The Second Circuit also reasoned that a district court may not reject a consent decree because “it fails to provide collateral estoppel assistance to private litigants,” which the panel said “simply is not the job of the courts.”11

Finally, the Second Circuit explained that, to the extent a proposed decree provides for injunctive relief and a district court must evaluate whether the decree serves the public interest, in making those determinations courts should be highly deferential to the relevant regulatory agency. As the court of appeals explained, “the job of determining whether the proposed SEC consent decree best serves the public interest . . . rests squarely with the SEC, and its decision merits significant deference.”12

IMPLICATIONS

Yesterday’s decision has important implications for both regulatory agencies and regulated entities that enter into consent agreements to settle allegations of unlawful conduct. Judge Rakoff’s 2011 decision ignited a public debate as to the adequacy of government enforcement efforts in the wake of the financial crisis and in particular the longstanding practice of allowing parties to settle allegations of securities and other violations without admitting their conduct was unlawful. Some district judges began to engage in similar scrutiny of proposed settlements. In response, the SEC and some other agencies said they were modifying their policies of allowing neither-admit-nor-deny settlements. In the criminal context, the U.S. Department of Justice, in response to the related criticism that large financial institutions were viewed by the government as “too big to jail,” has recently begun to seek guilty pleas by financial institutions or their affiliates to resolve criminal charges. This development represents a break from the longstanding practice of allowing such entities to enter into deferred prosecution agreements, in part because of the serious collateral consequences of such convictions for innocent parties like customers, employees, shareholders, and local communities. Yesterday’s decision has no direct effect on settlements with the DOJ.

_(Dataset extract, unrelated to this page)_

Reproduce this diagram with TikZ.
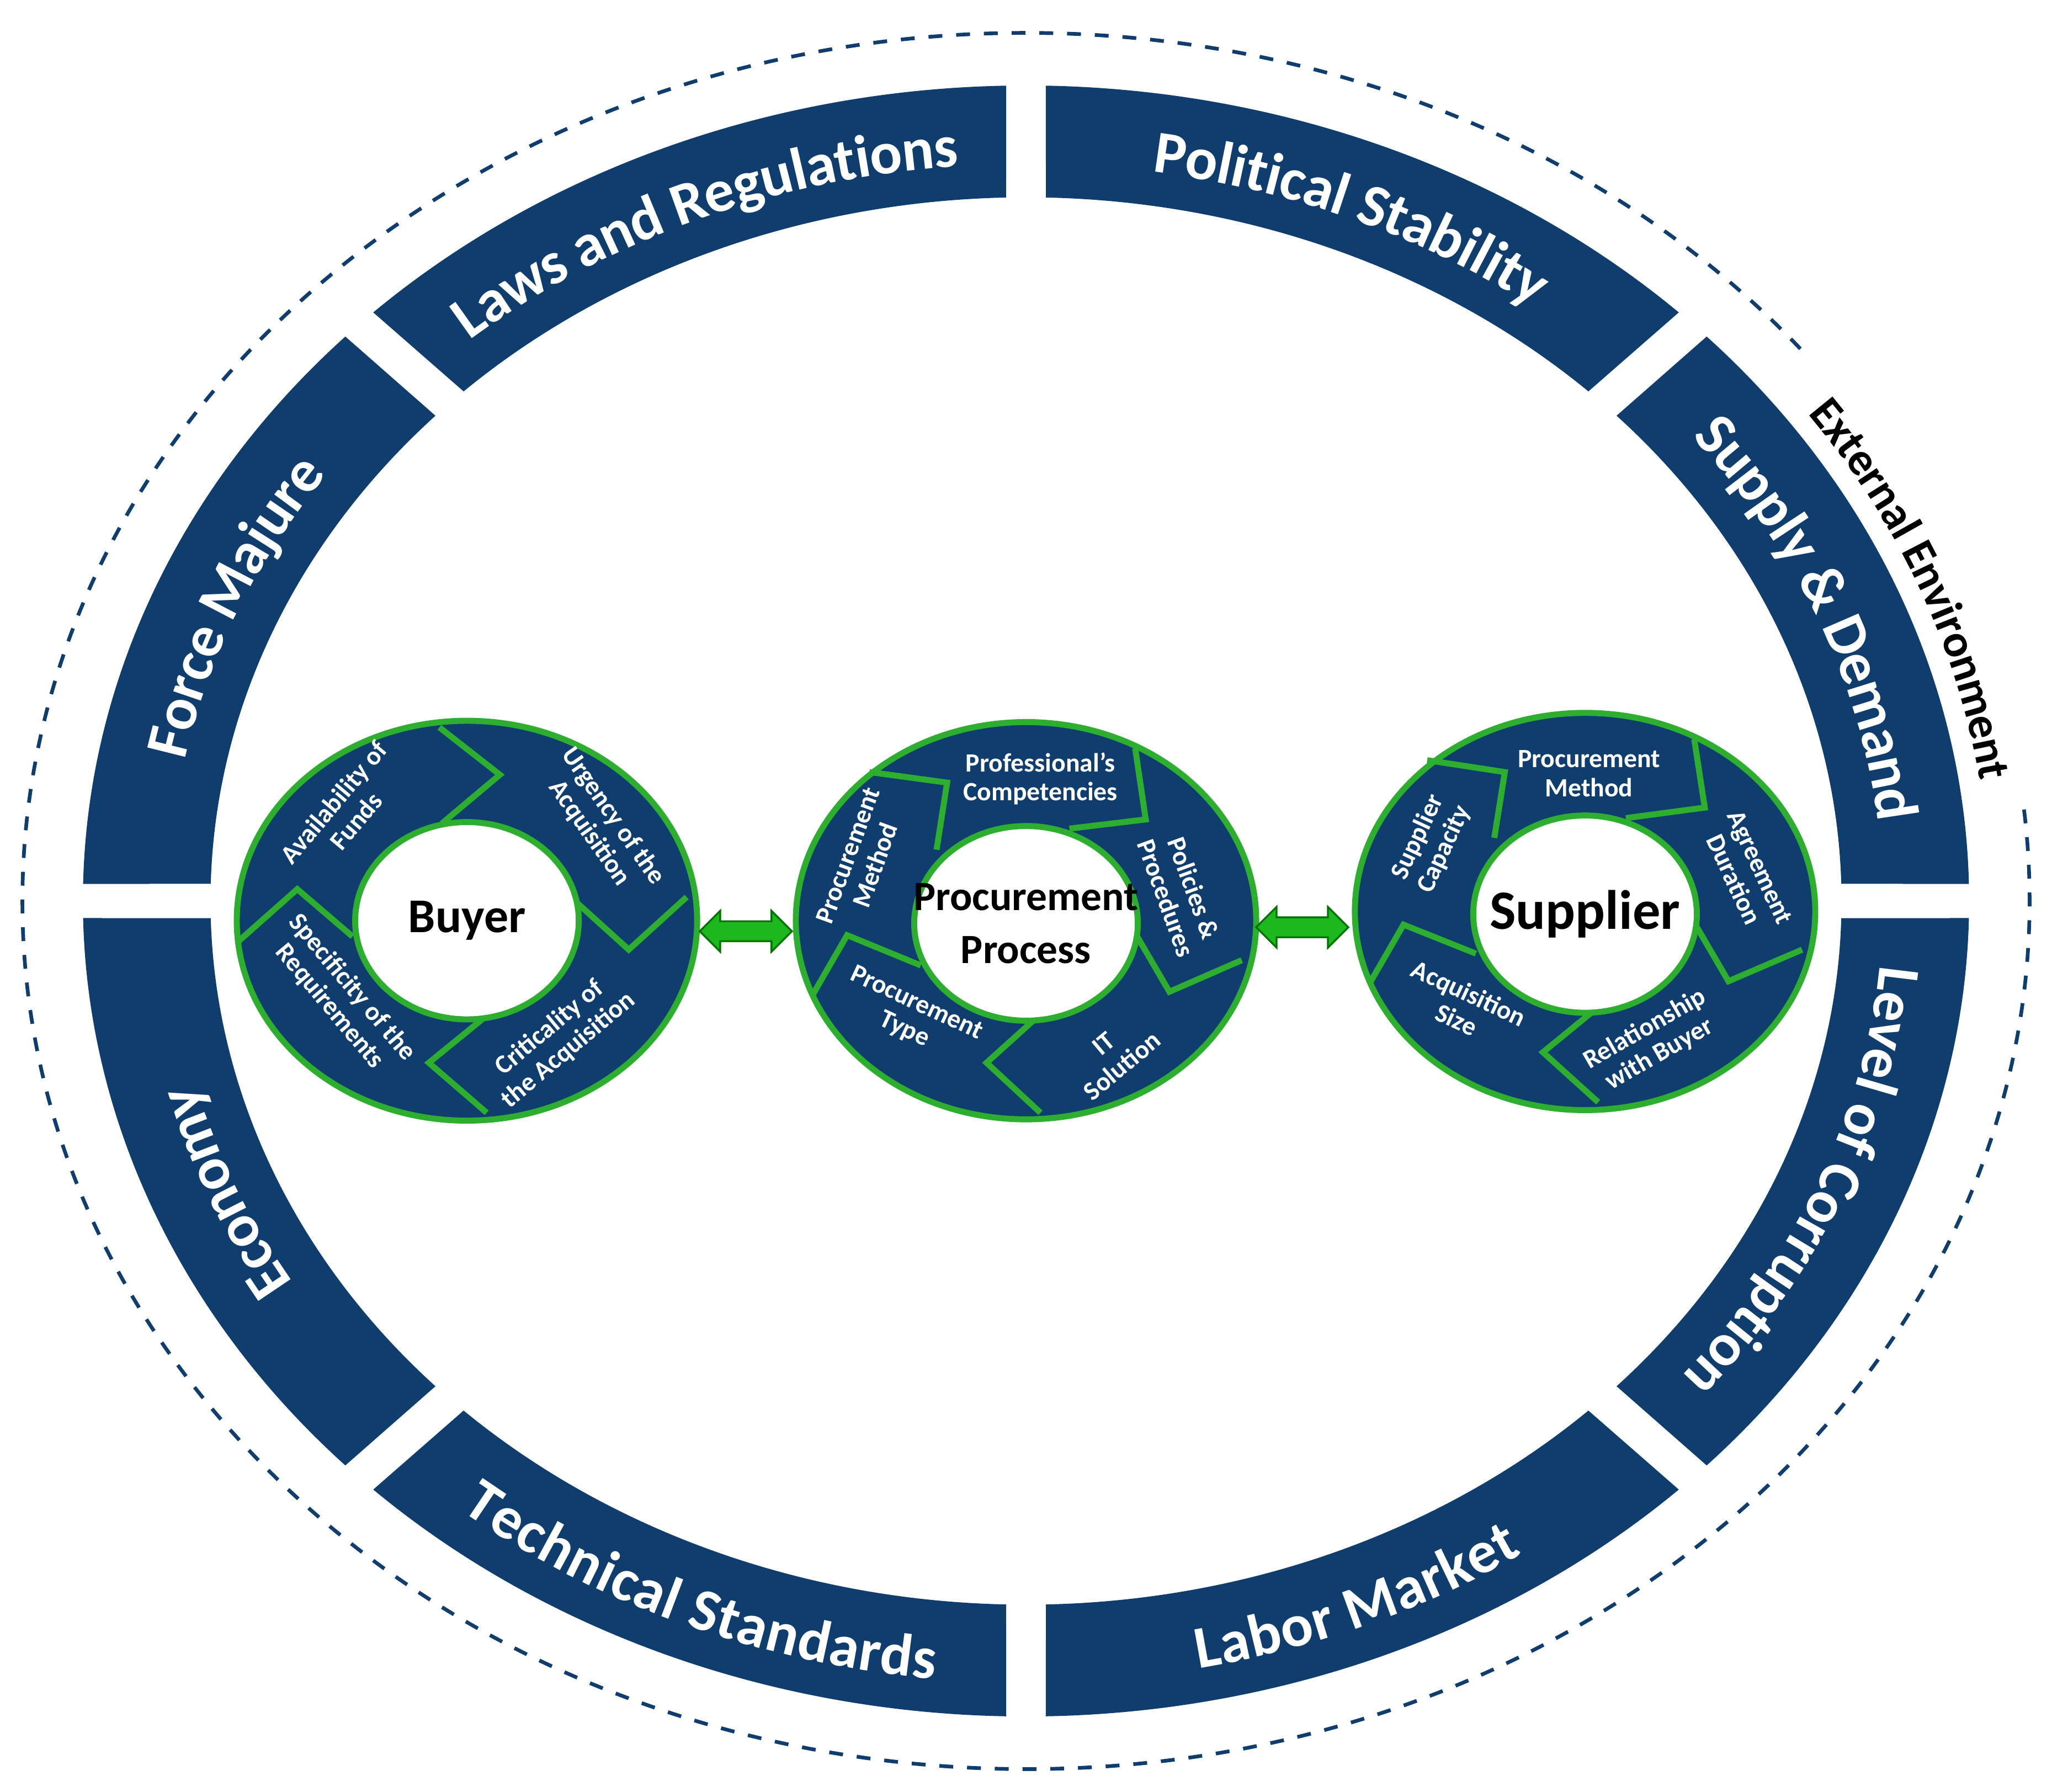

Yesterday’s decision reaffirms the primacy of the SEC and other enforcement agencies in deciding the appropriate means of settling allegations of unlawful conduct and will make settlements with regulated entities less subject to court scrutiny. Shortly after the decision was issued, Andrew Ceresney, Director of the SEC’s Division of Enforcement, announced that the agency was “pleased with [the] ruling . . reaffirming the significant deference accorded to the SEC in determining whether to settle with parties and on what terms. While the SEC has and will continue to seek admissions in appropriate cases, settlements without admissions also enable regulatory agencies to serve the public interest by returning money to harmed investors more quickly, without the uncertainty and delay from litigation.”13

The Second Circuit’s decision also mitigates what had promised to be a boon for private plaintiffs seeking to bring copycat suits against regulated entities. These plaintiffs would have benefited from the SEC’s putative obligation to prove unlawful conduct to justify consent decrees and from any collateral estoppel effect of court orders approving such decrees.

It is doubtful, however, that the decision, standing alone, will significantly change the current enforcement environment for financial institutions and other large companies. Judge Rakoff’s 2011 opinion was notable because it echoed the concerns of some in Congress and elsewhere about the adequacy of the government’s response to the financial crisis and its pursuit of financial crime. The Second Circuit’s decision will provide settling companies with greater certainty that their regulatory settlements in the Second Circuit will not be upended by reviewing courts. But it may not reverse the trend of requiring factual and legal admissions as part of regulatory and criminal settlements.